PROVIDED MATERIAL:

────────────────────────────────────────

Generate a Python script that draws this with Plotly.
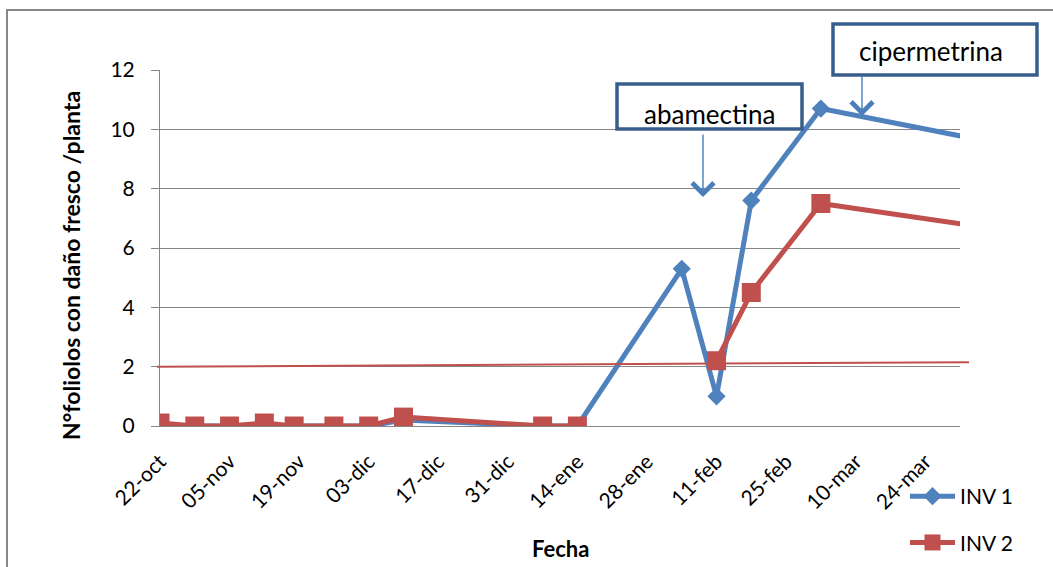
import plotly.graph_objects as go

# Sampling dates and counts of leaflets with fresh damage per plant
fechas = ['2011-10-22', '2011-10-29', '2011-11-05', '2011-11-12', '2011-11-18',
          '2011-11-26', '2011-12-03', '2011-12-10', '2012-01-07', '2012-01-14',
          '2012-02-04', '2012-02-11', '2012-02-18', '2012-03-03', '2012-04-07']
inv1 = [0, 0, 0, 0, 0, 0, 0, 0.2, 0, 0, 5.3, 1.0, 7.6, 10.7, 9.55]
inv2 = [0.1, 0, 0, 0.1, 0, 0, 0, 0.3, 0, 0, None, 2.2, 4.5, 7.5, 6.65]

tick_fechas = ['2011-10-22', '2011-11-05', '2011-11-19', '2011-12-03', '2011-12-17',
               '2011-12-31', '2012-01-14', '2012-01-28', '2012-02-11', '2012-02-25',
               '2012-03-10', '2012-03-24']
tick_textos = ['22-oct', '05-nov', '19-nov', '03-dic', '17-dic', '31-dic',
               '14-ene', '28-ene', '11-feb', '25-feb', '10-mar', '24-mar']

umbral = [2.0, 2.15]  # threshold line, left and right ends

W, H = 1053, 567
ML, MR, MT, MB = 160, 93, 70, 141
PW, PH = W - ML - MR, H - MT - MB

BLUE = '#4F81BD'
RED = '#C0504D'
GRID = '#868686'
BOX = '#385D8A'
ARROW = '#4A7EBB'
FONT = 'Lato'


def px(x):
    return (x - ML) / PW


def py(y):
    return (H - MB - y) / PH


fig = go.Figure()
fig.add_trace(go.Scatter(
    x=fechas, y=inv1, name='INV 1', mode='lines+markers',
    line=dict(color=BLUE, width=5),
    marker=dict(symbol='diamond', size=14, color=BLUE),
    legendgroup='a'))
fig.add_trace(go.Scatter(
    x=fechas, y=inv2, name='INV 2', mode='lines+markers',
    line=dict(color=RED, width=5),
    marker=dict(symbol='square', size=19, color=RED),
    legendgroup='b'))

shapes = [
    # outer chart border
    dict(type='rect', xref='paper', yref='paper',
         x0=px(7), x1=px(1070), y0=py(10), y1=py(600),
         line=dict(color=GRID, width=2), layer='below'),
    # threshold line
    dict(type='line', xref='paper', yref='y',
         x0=px(157), x1=px(969), y0=umbral[0], y1=umbral[1],
         line=dict(color=RED, width=2)),
    # label boxes
    dict(type='rect', xref='paper', yref='paper',
         x0=px(617), x1=px(802), y0=py(84), y1=py(129),
         line=dict(color=BOX, width=3.5)),
    dict(type='rect', xref='paper', yref='paper',
         x0=px(833), x1=px(1037), y0=py(24), y1=py(75),
         line=dict(color=BOX, width=3.5)),
]


def label(text, x, y, size, angle=0):
    return dict(text=text, xref='paper', yref='paper', x=px(x), y=py(y),
                xanchor='center', yanchor='middle', textangle=angle,
                showarrow=False, font=dict(family=FONT, size=size, color='#000000'))


annotations = [
    label('abamectina', 709, 114, 26),
    label('cipermetrina', 931, 51, 26),
    dict(text='', xref='paper', yref='paper', x=px(703), y=py(197),
         ax=0, ay=-64, showarrow=True, arrowhead=4, arrowsize=3,
         arrowwidth=1.4, arrowcolor=ARROW),
    dict(text='', xref='paper', yref='paper', x=px(862), y=py(116),
         ax=0, ay=-42, showarrow=True, arrowhead=4, arrowsize=3,
         arrowwidth=1.4, arrowcolor=ARROW),
    label('<b>N°foliolos con daño fresco /planta</b>', 71, 266, 23, -90),
    label('<b>Fecha</b>', 560, 548, 22),
]

fig.update_layout(
    width=W, height=H,
    margin=dict(l=ML, r=MR, t=MT, b=MB, autoexpand=False),
    paper_bgcolor='white', plot_bgcolor='white',
    font=dict(family=FONT, size=21, color='#000000'),
    shapes=shapes, annotations=annotations,
    showlegend=True,
    legend=dict(x=px(905), y=py(476), xanchor='left', yanchor='top',
                bgcolor='rgba(0,0,0,0)', tracegroupgap=16, itemwidth=45,
                font=dict(family=FONT, size=21, color='#000000')),
    xaxis=dict(type='date', range=['2011-10-22', '2012-03-31'],
               tickvals=tick_fechas, ticktext=tick_textos, tickangle=-45,
               showgrid=False, showline=True, linecolor=GRID, linewidth=1,
               ticks='', zeroline=False, ticklabelstandoff=14),
    yaxis=dict(range=[0, 12], dtick=2, showgrid=True, gridcolor=GRID, gridwidth=1,
               showline=True, linecolor=GRID, linewidth=1, ticks='outside',
               ticklen=8, tickcolor=GRID, zeroline=False, ticklabelstandoff=12),
)

fig.write_html('out.html')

────────────────────────────────────────

CHALLENGE: Give every line back word for word and leave the pictures out.

SOLUTION:
Generate a Python script that draws this with Plotly.
import plotly.graph_objects as go

# Sampling dates and counts of leaflets with fresh damage per plant
fechas = ['2011-10-22', '2011-10-29', '2011-11-05', '2011-11-12', '2011-11-18',
          '2011-11-26', '2011-12-03', '2011-12-10', '2012-01-07', '2012-01-14',
          '2012-02-04', '2012-02-11', '2012-02-18', '2012-03-03', '2012-04-07']
inv1 = [0, 0, 0, 0, 0, 0, 0, 0.2, 0, 0, 5.3, 1.0, 7.6, 10.7, 9.55]
inv2 = [0.1, 0, 0, 0.1, 0, 0, 0, 0.3, 0, 0, None, 2.2, 4.5, 7.5, 6.65]

tick_fechas = ['2011-10-22', '2011-11-05', '2011-11-19', '2011-12-03', '2011-12-17',
               '2011-12-31', '2012-01-14', '2012-01-28', '2012-02-11', '2012-02-25',
               '2012-03-10', '2012-03-24']
tick_textos = ['22-oct', '05-nov', '19-nov', '03-dic', '17-dic', '31-dic',
               '14-ene', '28-ene', '11-feb', '25-feb', '10-mar', '24-mar']

umbral = [2.0, 2.15]  # threshold line, left and right ends

W, H = 1053, 567
ML, MR, MT, MB = 160, 93, 70, 141
PW, PH = W - ML - MR, H - MT - MB

BLUE = '#4F81BD'
RED = '#C0504D'
GRID = '#868686'
BOX = '#385D8A'
ARROW = '#4A7EBB'
FONT = 'Lato'


def px(x):
    return (x - ML) / PW


def py(y):
    return (H - MB - y) / PH


fig = go.Figure()
fig.add_trace(go.Scatter(
    x=fechas, y=inv1, name='INV 1', mode='lines+markers',
    line=dict(color=BLUE, width=5),
    marker=dict(symbol='diamond', size=14, color=BLUE),
    legendgroup='a'))
fig.add_trace(go.Scatter(
    x=fechas, y=inv2, name='INV 2', mode='lines+markers',
    line=dict(color=RED, width=5),
    marker=dict(symbol='square', size=19, color=RED),
    legendgroup='b'))

shapes = [
    # outer chart border
    dict(type='rect', xref='paper', yref='paper',
         x0=px(7), x1=px(1070), y0=py(10), y1=py(600),
         line=dict(color=GRID, width=2), layer='below'),
    # threshold line
    dict(type='line', xref='paper', yref='y',
         x0=px(157), x1=px(969), y0=umbral[0], y1=umbral[1],
         line=dict(color=RED, width=2)),
    # label boxes
    dict(type='rect', xref='paper', yref='paper',
         x0=px(617), x1=px(802), y0=py(84), y1=py(129),
         line=dict(color=BOX, width=3.5)),
    dict(type='rect', xref='paper', yref='paper',
         x0=px(833), x1=px(1037), y0=py(24), y1=py(75),
         line=dict(color=BOX, width=3.5)),
]


def label(text, x, y, size, angle=0):
    return dict(text=text, xref='paper', yref='paper', x=px(x), y=py(y),
                xanchor='center', yanchor='middle', textangle=angle,
                showarrow=False, font=dict(family=FONT, size=size, color='#000000'))


annotations = [
    label('abamectina', 709, 114, 26),
    label('cipermetrina', 931, 51, 26),
    dict(text='', xref='paper', yref='paper', x=px(703), y=py(197),
         ax=0, ay=-64, showarrow=True, arrowhead=4, arrowsize=3,
         arrowwidth=1.4, arrowcolor=ARROW),
    dict(text='', xref='paper', yref='paper', x=px(862), y=py(116),
         ax=0, ay=-42, showarrow=True, arrowhead=4, arrowsize=3,
         arrowwidth=1.4, arrowcolor=ARROW),
    label('<b>N°foliolos con daño fresco /planta</b>', 71, 266, 23, -90),
    label('<b>Fecha</b>', 560, 548, 22),
]

fig.update_layout(
    width=W, height=H,
    margin=dict(l=ML, r=MR, t=MT, b=MB, autoexpand=False),
    paper_bgcolor='white', plot_bgcolor='white',
    font=dict(family=FONT, size=21, color='#000000'),
    shapes=shapes, annotations=annotations,
    showlegend=True,
    legend=dict(x=px(905), y=py(476), xanchor='left', yanchor='top',
                bgcolor='rgba(0,0,0,0)', tracegroupgap=16, itemwidth=45,
                font=dict(family=FONT, size=21, color='#000000')),
    xaxis=dict(type='date', range=['2011-10-22', '2012-03-31'],
               tickvals=tick_fechas, ticktext=tick_textos, tickangle=-45,
               showgrid=False, showline=True, linecolor=GRID, linewidth=1,
               ticks='', zeroline=False, ticklabelstandoff=14),
    yaxis=dict(range=[0, 12], dtick=2, showgrid=True, gridcolor=GRID, gridwidth=1,
               showline=True, linecolor=GRID, linewidth=1, ticks='outside',
               ticklen=8, tickcolor=GRID, zeroline=False, ticklabelstandoff=12),
)

fig.write_html('out.html')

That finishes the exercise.